*Work required*.
Search the material below for the string "this" and list each line that holds it.

*Data extract*.
(begin)

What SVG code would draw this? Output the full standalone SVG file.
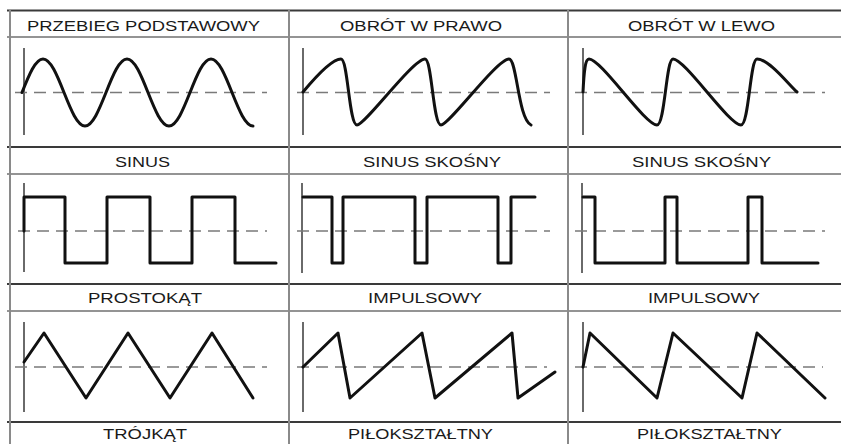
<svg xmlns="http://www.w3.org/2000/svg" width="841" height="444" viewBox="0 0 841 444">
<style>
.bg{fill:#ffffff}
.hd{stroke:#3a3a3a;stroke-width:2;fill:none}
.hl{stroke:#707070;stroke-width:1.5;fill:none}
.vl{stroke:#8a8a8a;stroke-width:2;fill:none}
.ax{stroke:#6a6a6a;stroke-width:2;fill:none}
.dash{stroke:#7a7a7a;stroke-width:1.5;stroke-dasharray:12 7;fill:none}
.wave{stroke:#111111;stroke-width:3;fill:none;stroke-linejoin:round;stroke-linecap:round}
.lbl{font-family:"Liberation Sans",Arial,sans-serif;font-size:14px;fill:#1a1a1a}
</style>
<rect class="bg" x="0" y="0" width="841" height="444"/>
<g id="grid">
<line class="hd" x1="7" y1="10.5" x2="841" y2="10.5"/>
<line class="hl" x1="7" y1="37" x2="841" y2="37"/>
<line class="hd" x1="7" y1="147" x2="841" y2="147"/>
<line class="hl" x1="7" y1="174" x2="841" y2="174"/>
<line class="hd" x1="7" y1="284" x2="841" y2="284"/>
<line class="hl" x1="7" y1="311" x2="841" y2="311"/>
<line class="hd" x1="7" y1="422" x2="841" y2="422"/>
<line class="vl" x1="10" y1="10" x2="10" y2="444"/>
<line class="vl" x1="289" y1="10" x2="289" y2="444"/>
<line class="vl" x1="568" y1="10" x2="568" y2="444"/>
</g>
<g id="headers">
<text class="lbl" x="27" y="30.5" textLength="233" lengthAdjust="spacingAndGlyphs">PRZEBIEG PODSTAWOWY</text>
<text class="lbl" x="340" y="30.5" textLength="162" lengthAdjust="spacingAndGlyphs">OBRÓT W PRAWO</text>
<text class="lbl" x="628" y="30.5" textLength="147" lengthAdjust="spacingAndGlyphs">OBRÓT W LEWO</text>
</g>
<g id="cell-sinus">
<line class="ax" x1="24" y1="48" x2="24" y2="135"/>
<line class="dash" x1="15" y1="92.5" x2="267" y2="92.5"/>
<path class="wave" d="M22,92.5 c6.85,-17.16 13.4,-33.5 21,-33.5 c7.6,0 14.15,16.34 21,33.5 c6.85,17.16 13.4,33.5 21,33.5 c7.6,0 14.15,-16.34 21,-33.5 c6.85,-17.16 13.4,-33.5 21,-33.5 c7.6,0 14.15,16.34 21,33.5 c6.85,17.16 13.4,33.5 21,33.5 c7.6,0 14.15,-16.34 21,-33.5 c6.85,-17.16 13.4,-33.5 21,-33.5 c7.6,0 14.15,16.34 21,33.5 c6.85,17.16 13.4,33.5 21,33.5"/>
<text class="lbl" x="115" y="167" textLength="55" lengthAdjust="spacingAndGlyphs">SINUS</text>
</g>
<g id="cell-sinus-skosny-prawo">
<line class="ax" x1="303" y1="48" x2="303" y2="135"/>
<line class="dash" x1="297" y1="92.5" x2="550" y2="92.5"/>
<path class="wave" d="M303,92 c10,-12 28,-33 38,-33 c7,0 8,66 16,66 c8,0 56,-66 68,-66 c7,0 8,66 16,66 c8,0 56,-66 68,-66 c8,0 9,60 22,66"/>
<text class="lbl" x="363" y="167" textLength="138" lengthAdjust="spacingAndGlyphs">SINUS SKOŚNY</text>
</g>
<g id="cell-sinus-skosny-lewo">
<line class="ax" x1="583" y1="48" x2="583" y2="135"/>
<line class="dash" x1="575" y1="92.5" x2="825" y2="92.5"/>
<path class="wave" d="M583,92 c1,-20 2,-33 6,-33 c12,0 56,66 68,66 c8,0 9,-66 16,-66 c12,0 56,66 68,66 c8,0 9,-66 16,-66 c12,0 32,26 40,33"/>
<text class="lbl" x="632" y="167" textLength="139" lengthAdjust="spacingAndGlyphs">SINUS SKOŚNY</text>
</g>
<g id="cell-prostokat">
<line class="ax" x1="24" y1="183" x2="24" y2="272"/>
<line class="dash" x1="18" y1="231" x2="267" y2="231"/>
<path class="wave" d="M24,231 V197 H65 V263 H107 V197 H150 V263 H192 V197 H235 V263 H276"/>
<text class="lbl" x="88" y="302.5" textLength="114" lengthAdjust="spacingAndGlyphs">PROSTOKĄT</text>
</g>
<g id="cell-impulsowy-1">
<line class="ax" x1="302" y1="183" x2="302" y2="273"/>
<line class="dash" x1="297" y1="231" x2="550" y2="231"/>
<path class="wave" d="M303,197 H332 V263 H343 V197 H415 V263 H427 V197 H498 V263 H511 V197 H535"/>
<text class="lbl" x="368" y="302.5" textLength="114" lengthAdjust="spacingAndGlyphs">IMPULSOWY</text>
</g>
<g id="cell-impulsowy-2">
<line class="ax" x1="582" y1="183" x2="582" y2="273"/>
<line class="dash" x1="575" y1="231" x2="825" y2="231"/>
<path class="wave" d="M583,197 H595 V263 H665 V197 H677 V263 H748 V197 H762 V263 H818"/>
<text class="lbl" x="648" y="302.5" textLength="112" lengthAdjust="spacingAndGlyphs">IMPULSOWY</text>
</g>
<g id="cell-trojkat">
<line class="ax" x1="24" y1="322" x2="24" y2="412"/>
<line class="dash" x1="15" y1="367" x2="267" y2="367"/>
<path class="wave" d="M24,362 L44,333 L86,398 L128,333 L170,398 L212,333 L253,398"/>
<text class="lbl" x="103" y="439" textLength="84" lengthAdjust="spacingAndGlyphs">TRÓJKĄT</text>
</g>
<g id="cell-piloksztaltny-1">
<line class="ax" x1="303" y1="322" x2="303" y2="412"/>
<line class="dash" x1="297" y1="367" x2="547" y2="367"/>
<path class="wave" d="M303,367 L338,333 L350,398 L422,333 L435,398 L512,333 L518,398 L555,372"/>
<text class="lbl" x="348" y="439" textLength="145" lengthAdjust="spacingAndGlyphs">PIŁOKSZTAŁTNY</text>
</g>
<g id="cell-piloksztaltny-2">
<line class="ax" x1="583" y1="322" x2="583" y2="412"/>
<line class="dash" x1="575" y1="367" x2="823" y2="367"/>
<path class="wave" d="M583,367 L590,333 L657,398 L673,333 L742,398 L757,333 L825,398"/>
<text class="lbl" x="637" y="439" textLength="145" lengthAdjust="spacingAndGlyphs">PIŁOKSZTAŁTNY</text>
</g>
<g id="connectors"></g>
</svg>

(end)
(begin)

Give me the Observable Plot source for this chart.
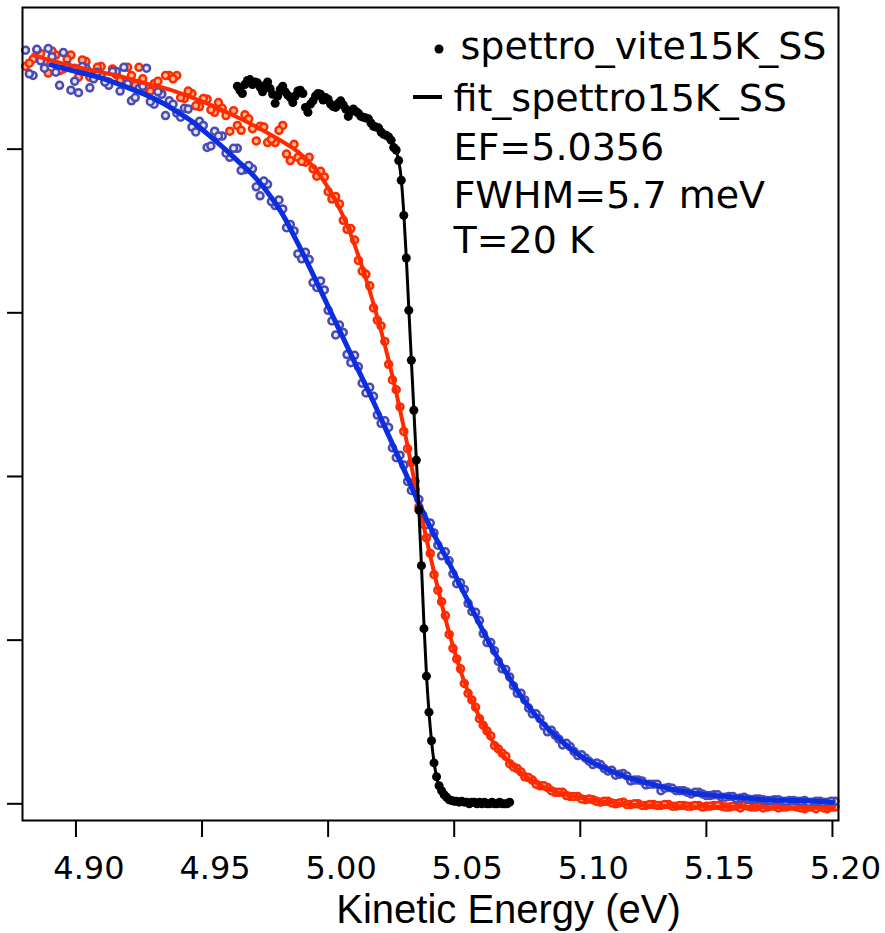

(end)

*Output of the exercise*.
What SVG code would draw this? Output the full standalone SVG file.
Give me the Observable Plot source for this chart.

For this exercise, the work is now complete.